In ogni parte della Bibbia risuonano lamenti: il male è ovunque. L’uomo retto si lamenta col Signore perché la sofferenza lo colpisce, e allora dov’è la giustizia divina? Il Signore stesso si lamenta perché l’uomo lo tradisce e opprime il suo prossimo, e allora dov’è l’amore? L’esistenza del male che colpisce gli innocenti sembra mettere in discussione o l’Onnipotenza o l’Amore o la Giustizia di Dio. Anche Geremia, un po’ timidamente, cerca di farlo presente al Signore… Guardate come è esemplare la sua domanda:
12 1 «Tu sei troppo giusto, Signore,
perché io possa discutere con te;
ma vorrei solo rivolgerti una parola sulla giustizia.
Perché le cose degli empi prosperano?
Perché tutti i traditori sono tranquilli?
2Tu li hai piantati ed essi hanno messo radici,
crescono e producono frutto;
tu sei vicino alla loro bocca,
ma lontano dai loro cuori».
Ognuno di noi potrebbe avanzare l’identica richiesta nella stessa forma. Alla lettera, l’inizio suona: «Giusto tu (sei) Signore, perché io intenti causa contro di te, ma ti vorrei parlare di diritto…».
Il problema del male
Anche se trepidante (Ti vorrei dire una parolina, Signore…), la richiesta, anzi la querela è forte. Il male prospera, apparentemente con il beneplacito divino! Ci sarebbe da far causa al Signore Iddio…
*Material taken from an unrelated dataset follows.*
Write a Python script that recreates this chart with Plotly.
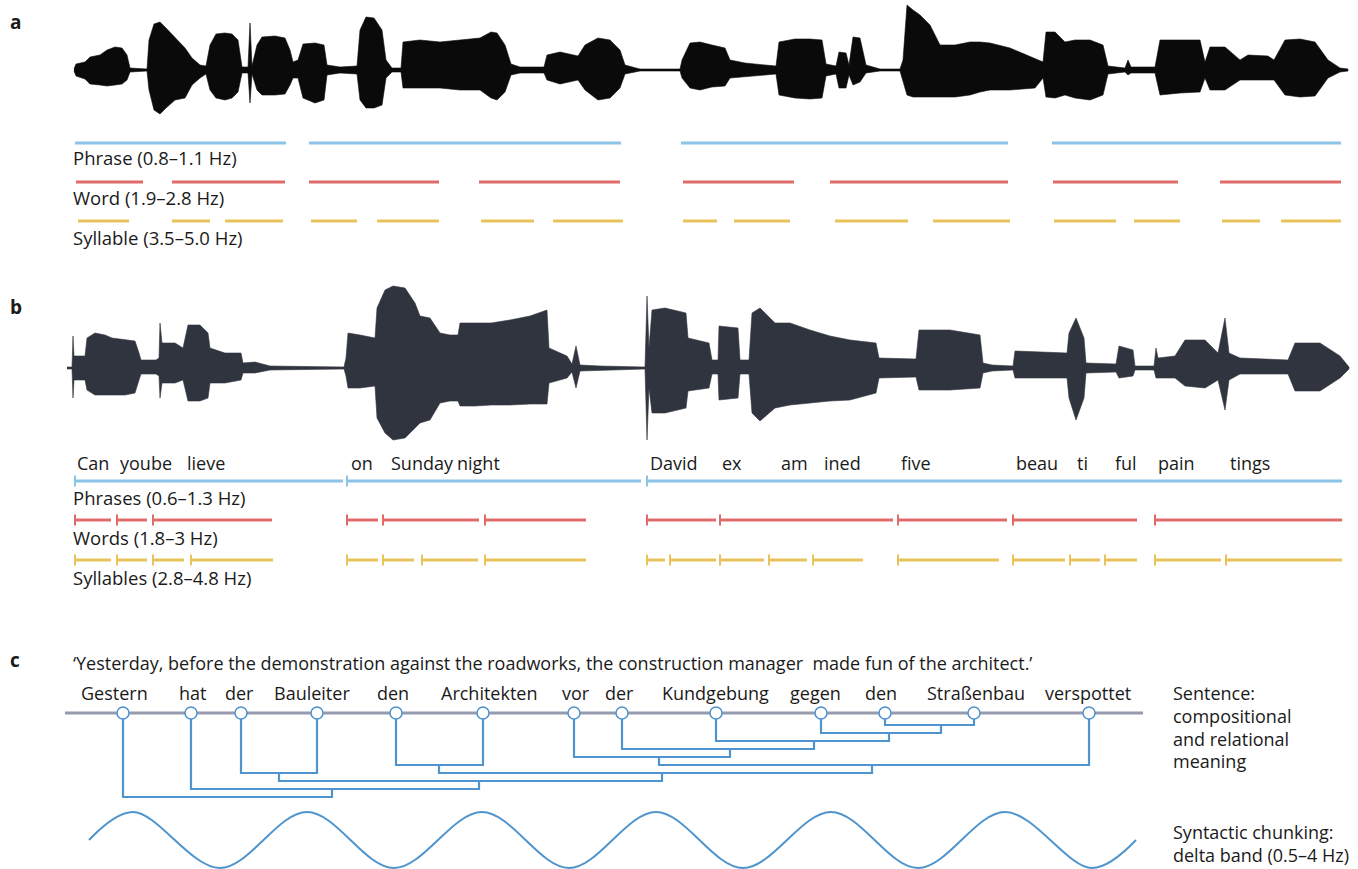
import plotly.graph_objects as go

W, H = 1358, 869
FONT = "Open Sans"
TXT = "#1a1a1a"
BLUE = "#8cc4e8"
RED = "#e06b6b"
YELLOW = "#e8c25a"
TREE = "#4f94cd"
NODE_LINE = "#959aae"

# ---------------- panel a: waveform envelope (time ms, upper, lower amplitude) ----------------
a_envelope = [
    (-4, 1, 1), (4, 6, 6), (40, 8, 9), (60, 13, 14), (100, 15, 15), (128, 20, 16), (160, 23, 15),
    (188, 22, 14), (208, 15, 10), (220, 2, 2), (288, 1, 1), (296, 30, 20), (316, 46, 40),
    (340, 48, 44), (364, 42, 38), (400, 32, 30), (440, 22, 28), (468, 12, 15), (500, 5, 8),
    (524, 4, 4), (540, 25, 20), (564, 36, 28), (600, 37, 30), (628, 36, 28), (652, 30, 22),
    (668, 3, 3), (692, 3, 3), (700, 47, 33), (708, 4, 4), (728, 25, 20), (748, 33, 25),
    (800, 34, 25), (840, 32, 24), (860, 20, 15), (872, 8, 8), (892, 10, 8), (912, 26, 28),
    (960, 27, 33), (996, 25, 30), (1008, 5, 5), (1060, 3, 3), (1128, 4, 4), (1140, 40, 30),
    (1164, 53, 38), (1196, 52, 38), (1228, 40, 35), (1244, 10, 8), (1268, 2, 2), (1304, 2, 2),
    (1312, 28, 18), (1380, 30, 18), (1460, 28, 18), (1540, 30, 20), (1620, 32, 20),
    (1664, 38, 28), (1688, 37, 30), (1720, 25, 22), (1744, 6, 5), (1780, 3, 3), (1876, 3, 3),
    (1888, 15, 10), (1940, 18, 14), (2012, 14, 10), (2040, 25, 20), (2092, 32, 30),
    (2140, 30, 28), (2180, 20, 18), (2200, 5, 4), (2244, 2, 2), (2260, 1, 1), (2420, 1, 1),
    (2428, 10, 8), (2460, 27, 18), (2500, 28, 20), (2548, 25, 17), (2600, 22, 16),
    (2620, 10, 8), (2680, 7, 7), (2760, 5, 5), (2804, 4, 4), (2816, 28, 25), (2880, 31, 28),
    (2940, 31, 29), (2988, 30, 28), (3004, 6, 6), (3044, 4, 4), (3056, 18, 18), (3084, 17, 18),
    (3096, 5, 5), (3112, 33, 15), (3140, 32, 12), (3164, 5, 3), (3220, 1, 1), (3300, 1, 1),
    (3312, 10, 10), (3328, 65, 25), (3352, 60, 27), (3380, 55, 27), (3420, 45, 27),
    (3460, 25, 27), (3520, 25, 27), (3580, 28, 25), (3620, 28, 22), (3660, 27, 20),
    (3740, 22, 20), (3840, 12, 18), (3872, 8, 8), (3884, 38, 27), (3920, 38, 28),
    (3960, 28, 25), (4000, 30, 28), (4060, 30, 30), (4112, 25, 25), (4132, 4, 4), (4200, 2, 2),
    (4212, 10, 5), (4224, 3, 3), (4320, 3, 3), (4340, 30, 25), (4420, 30, 23), (4500, 30, 22),
    (4520, 8, 8), (4540, 23, 20), (4600, 23, 20), (4660, 10, 10), (4692, 15, 10),
    (4772, 14, 10), (4796, 10, 10), (4840, 30, 25), (4900, 31, 27), (4960, 28, 26),
    (5012, 10, 8), (5060, 2, 2), (5092, 1, 1),
]

# segment boundaries (ms)
a_phrase = [(0, 844), (936, 2184), (2424, 3732), (3908, 5064)]
a_word = [(4, 272), (388, 840), (936, 1456), (1616, 2180), (2432, 2876), (3020, 3732),
          (3912, 4412), (4580, 5064)]
a_syllable = [(12, 216), (388, 540), (600, 832), (944, 1128), (1208, 1456), (1624, 1836),
              (1912, 2192), (2432, 2568), (2636, 2860), (3040, 3332), (3432, 3740),
              (3916, 4164), (4236, 4420), (4588, 4740), (4824, 5064)]
a_labels = ["Phrase (0.8–1.1 Hz)", "Word (1.9–2.8 Hz)", "Syllable (3.5–5.0 Hz)"]

# ---------------- panel b ----------------
b_envelope = [
    (0, 1, 1), (20, 1, 1), (24, 32, 30), (28, 12, 12), (72, 12, 12), (80, 30, 22), (112, 35, 27),
    (152, 33, 27), (180, 30, 27), (232, 28, 27), (272, 27, 25), (288, 15, 12), (296, 8, 6),
    (356, 8, 6), (368, 10, 8), (372, 45, 30), (380, 25, 15), (432, 25, 15), (464, 20, 12),
    (484, 43, 33), (532, 43, 33), (564, 35, 30), (572, 20, 15), (632, 15, 15), (696, 15, 12),
    (704, 5, 5), (752, 6, 5), (812, 2, 2), (1108, 1, 1), (1116, 10, 8), (1124, 35, 20),
    (1172, 33, 20), (1232, 30, 18), (1240, 60, 50), (1272, 78, 65), (1304, 82, 72),
    (1352, 80, 70), (1392, 65, 60), (1412, 52, 55), (1452, 50, 52), (1492, 35, 35),
    (1532, 33, 33), (1564, 33, 33), (1572, 45, 38), (1632, 45, 38), (1696, 45, 37),
    (1772, 48, 37), (1852, 52, 36), (1920, 58, 36), (1928, 20, 15), (2000, 12, 10),
    (2020, 4, 4), (2036, 22, 20), (2052, 3, 3), (2132, 2, 2), (2312, 1, 1), (2320, 72, 72),
    (2328, 20, 20), (2340, 58, 45), (2392, 60, 45), (2476, 55, 40), (2484, 30, 23),
    (2568, 25, 20), (2580, 8, 6), (2604, 8, 6), (2608, 42, 32), (2684, 40, 30), (2692, 8, 6),
    (2728, 8, 6), (2740, 55, 45), (2772, 60, 53), (2832, 45, 40), (2892, 45, 37),
    (2972, 38, 35), (3052, 32, 33), (3132, 28, 32), (3236, 25, 25), (3248, 10, 10),
    (3396, 9, 9), (3408, 38, 22), (3532, 38, 22), (3652, 33, 20), (3664, 5, 5), (3700, 3, 3),
    (3784, 2, 2), (3792, 17, 10), (4000, 15, 10), (4008, 35, 30), (4036, 50, 52),
    (4068, 30, 30), (4076, 5, 5), (4196, 4, 4), (4208, 22, 10), (4264, 18, 8), (4272, 2, 2),
    (4348, 2, 2), (4356, 20, 10), (4364, 10, 10), (4432, 12, 10), (4472, 28, 18),
    (4552, 28, 20), (4604, 15, 12), (4632, 50, 42), (4648, 15, 12), (4692, 10, 6),
    (4884, 8, 6), (4912, 25, 23), (5012, 25, 23), (5092, 12, 10), (5128, 1, 1),
]

b_phrase = [(32, 1104), (1120, 2296), (2320, 5100)]
b_word = [(32, 176), (200, 320), (344, 820), (1120, 1244), (1264, 1648), (1672, 2076),
          (2320, 2596), (2612, 3304), (3324, 3760), (3784, 4280), (4352, 5100)]
b_syllable = [(32, 176), (200, 320), (344, 468), (496, 824), (1120, 1244), (1264, 1388),
              (1420, 1644), (1672, 2076), (2320, 2392), (2412, 2596), (2612, 2788),
              (2808, 2960), (2984, 3184), (3324, 3728), (3784, 3992), (4012, 4132),
              (4152, 4280), (4352, 4616), (4636, 5100)]
b_labels = ["Phrases (0.6–1.3 Hz)", "Words (1.8–3 Hz)", "Syllables (2.8–4.8 Hz)"]
b_tokens = ["Can", "yoube", "lieve", "on", "Sunday", "night", "David", "ex", "am", "ined",
            "five", "beau", "ti", "ful", "pain", "tings"]
b_token_t = [32, 204, 472, 1128, 1288, 1552, 2324, 2612, 2848, 3020, 3328, 3788, 4032,
             4184, 4356, 4644]

# ---------------- panel c: dependency structure ----------------
c_sentence = "‘Yesterday, before the demonstration against the roadworks, the construction manager  made fun of the architect.’"
c_words = ["Gestern", "hat", "der", "Bauleiter", "den", "Architekten", "vor", "der",
           "Kundgebung", "gegen", "den", "Straßenbau", "verspottet"]
c_word_center = [114, 192, 239, 312, 393, 489, 576, 619, 715, 815, 881, 976, 1088]
c_node_x = [123, 191, 241, 317, 396, 483, 574, 622, 716, 821, 885, 974, 1089]
# constituents: (left child, right child) -> ints are words, strings are constituents
c_pairs = {
    "B1": (10, 11), "B2": (9, "B1"), "B3": (8, "B2"), "B4": (7, "B3"), "B5": (6, "B4"),
    "B6": ("B5", 12), "B7": (4, 5), "B8": ("B7", "B6"), "B9": (2, 3), "B10": ("B9", "B8"),
    "B11": (1, "B10"), "B12": (0, "B11"),
}
c_level = {"B1": 1, "B2": 2, "B3": 3, "B4": 4, "B5": 5, "B6": 6, "B7": 6, "B8": 7, "B9": 7,
           "B10": 8, "B11": 9, "B12": 10}
c_stem_x = {"B1": 941, "B2": 889, "B3": 814, "B4": 730, "B5": 659, "B6": 872, "B7": 439,
            "B8": 662, "B9": 279, "B10": 479, "B11": 332, "B12": None}
# delta-band oscillation: start, crests/troughs, end
wave_x = [89, 133, 220, 307, 394, 482, 569, 656, 743, 831, 918, 1005, 1092, 1136]
wave_y = [0, 1, -1, 1, -1, 1, -1, 1, -1, 1, -1, 1, -1, 0]

fig = go.Figure()


def envelope_trace(env, xa, ya, color):
    t = [p[0] for p in env]
    up = [p[1] for p in env]
    lo = [-p[2] for p in env]
    return go.Scatter(x=t + t[::-1], y=up + lo[::-1], fill="toself", fillcolor=color,
                      mode="lines", line=dict(color=color, width=0.6),
                      xaxis=xa, yaxis=ya, hoverinfo="skip", showlegend=False)


def segment_trace(pairs, row_y, color, xa, ticks=False):
    xs, ys = [], []
    for s, e in pairs:
        xs += [s, e, None]
        ys += [row_y, row_y, None]
    traces = [go.Scatter(x=xs, y=ys, mode="lines", line=dict(color=color, width=3),
                         xaxis=xa, yaxis="y3", hoverinfo="skip", showlegend=False)]
    if ticks:
        traces.append(go.Scatter(x=[s for s, _ in pairs], y=[row_y] * len(pairs),
                                 mode="markers",
                                 marker=dict(symbol="line-ns", size=8,
                                             line=dict(color=color, width=2)),
                                 xaxis=xa, yaxis="y3", hoverinfo="skip", showlegend=False))
    return traces


# panel a
fig.add_trace(envelope_trace(a_envelope, "x", "y", "#0a0a0a"))
rows_a = [143, 182, 221]
for pairs, ry, col in zip([a_phrase, a_word, a_syllable], rows_a, [BLUE, RED, YELLOW]):
    for tr in segment_trace(pairs, ry, col, "x"):
        fig.add_trace(tr)

# panel b
fig.add_trace(envelope_trace(b_envelope, "x2", "y2", "#30343e"))
rows_b = [481, 520, 560]
for pairs, ry, col in zip([b_phrase, b_word, b_syllable], rows_b, [BLUE, RED, YELLOW]):
    for tr in segment_trace(pairs, ry, col, "x2", ticks=True):
        fig.add_trace(tr)

# panel c: baseline through the words
fig.add_trace(go.Scatter(x=[65, 1143], y=[-0.5, -0.5], mode="lines",
                         line=dict(color=NODE_LINE, width=3), xaxis="x3", yaxis="y4",
                         hoverinfo="skip", showlegend=False))


def child_pos(ref):
    if isinstance(ref, int):
        return c_node_x[ref], -0.5
    return c_stem_x[ref], c_level[ref]


tx, ty = [], []
for name, (l, r) in c_pairs.items():
    lv = c_level[name]
    lx, ly = child_pos(l)
    rx, ry = child_pos(r)
    tx += [lx, lx, rx, rx, None]
    ty += [ly, lv, lv, ry, None]
fig.add_trace(go.Scatter(x=tx, y=ty, mode="lines", line=dict(color=TREE, width=2.2),
                         xaxis="x3", yaxis="y4", hoverinfo="skip", showlegend=False))
fig.add_trace(go.Scatter(x=c_node_x, y=[-0.5] * len(c_node_x), mode="markers",
                         marker=dict(size=12, color="white", line=dict(color=TREE, width=1.5)),
                         xaxis="x3", yaxis="y4", hoverinfo="skip", showlegend=False,
                         cliponaxis=False))
fig.add_trace(go.Scatter(x=wave_x, y=wave_y, mode="lines",
                         line=dict(color=TREE, width=2, shape="spline", smoothing=1.0),
                         xaxis="x3", yaxis="y5", hoverinfo="skip", showlegend=False))

ann = []


def text(x, y, s, xref="x3", size=18, anchor="left", bold=False):
    ann.append(dict(x=x, y=y, xref=xref, yref="y3", text=f"<b>{s}</b>" if bold else s,
                    showarrow=False, xanchor=anchor, yanchor="middle",
                    font=dict(family=FONT, size=size, color=TXT)))


for s, y in zip(["a", "b", "c"], [22, 307, 660]):
    text(8, y, s, size=19, bold=True)
for s, y in zip(a_labels, [157, 197, 237]):
    text(71, y, s, size=18.5)
for s, y in zip(b_labels, [497, 537, 577]):
    text(71, y, s, size=18.5)
for s, t in zip(b_tokens, b_token_t):
    text(t, 463, s, xref="x2")
text(71, 663, c_sentence)
for s, x in zip(c_words, c_word_center):
    text(x, 693, s, anchor="center")
for s, y in zip(["Sentence:", "compositional", "and relational", "meaning"],
                [693, 716, 739, 761]):
    text(1171, y, s)
for s, y in zip(["Syntactic chunking:", "delta band (0.5–4 Hz)"], [832, 855]):
    text(1171, y, s)

hid = dict(visible=False, fixedrange=True)
fig.update_layout(
    width=W, height=H, margin=dict(l=0, r=0, t=0, b=0), autosize=False,
    paper_bgcolor="white", plot_bgcolor="rgba(0,0,0,0)", showlegend=False,
    xaxis=dict(domain=[0, 1], range=[-300, 5132], anchor="y", **hid),
    yaxis=dict(domain=[1 - 140 / H, 1 - 2 / H], range=[-70, 68], anchor="x", **hid),
    xaxis2=dict(domain=[0, 1], range=[-268, 5164], anchor="y2", **hid),
    yaxis2=dict(domain=[1 - 455 / H, 1 - 280 / H], range=[-87, 88], anchor="x2", **hid),
    xaxis3=dict(domain=[0, 1], range=[0, W], anchor="y3", **hid),
    yaxis3=dict(domain=[0, 1], range=[H, 0], anchor="x3", **hid),
    yaxis4=dict(domain=[1 - 810 / H, 1 - 700 / H], range=[11.625, -2.125], anchor="x3", **hid),
    yaxis5=dict(domain=[0, 1 - 800 / H], range=[-1.0357, 1.4286], anchor="x3", **hid),
    annotations=ann,
)

fig.write_html("out.html")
Il «rîb» è la lite giudiziaria; non sarebbe la prima volta che un personaggio biblico «fa causa» al Signore. Il Dio d’Israele, diversamente dalle divinità pagane, si lascia mettere in discussione senza per questo fulminare il malcapitato che osa iniziare una controversia con lui! Non è il dubbio che suscita l’ira divina, ma è l’oppressione del povero, la violenza contro l’indifeso…
Il dubbio e la malafede
Il dubbio non è il contrario della fede (card. Newman: «Mille dubbi non fanno una mancanza di fede»). Il contrario della fede è da una parte la sfiducia, dall’altra l’incoerenza della vita che con le azioni nega ciò che afferma a parole. Il dubbio in buona fede, persino il litigio con Dio non mettono in crisi la sua amicizia. È la malafede quella che provoca il castigo.
Eppure viene fuori una contraddizione: perché proprio le persone in malafede, che dovrebbero attirarsi il castigo con le proprie mani, ne sembrano esenti, prosperano in tutto quello che fanno? Questo sarà il grande tema del libro di Giobbe, che mette in discussione tutta la sapienza tradizionale: la sofferenza non è la punizione per il peccato, perché l’esperienza dimostra il contrario: i giusti soffrono, mentre gli empi sembrano trionfare in tutto ciò che fanno.
Il problema attanaglierà i sapienti di Israele per mille anni, finché non comprenderanno che lo scenario della esistenza terrena non è l’unico, la vita non finisce con essa e la giustizia trionferà nel mondo a venire. Su questa terra, però, i conti non tornano, non esiste una risposta razionale al problema della sofferenza del giusto, i dubbi si possono infittire, e la risposta può venire solo dalla sfera della fede. Così scrisse Trilussa in una poesia straordinaria:
La fede
Quella vecchietta cieca, che incontrai
la notte che me spersi in mezzo ar bosco,
me disse: – Se la strada nun la sai,
te ciaccompagno io, ché la conosco.
Se ciai la forza de venimme appresso,
de tanto in tanto te darò ‘na voce,
fino là in fonno, dove c’è un cipresso,
fino là in cima, dove c’è la Croce…
Io risposi: – Sarà … ma trovo strano
che me possa guidà chi nun ce vede … –
La cieca allora me pijò la mano
e sospirò: – Cammina! – Era fa Fede.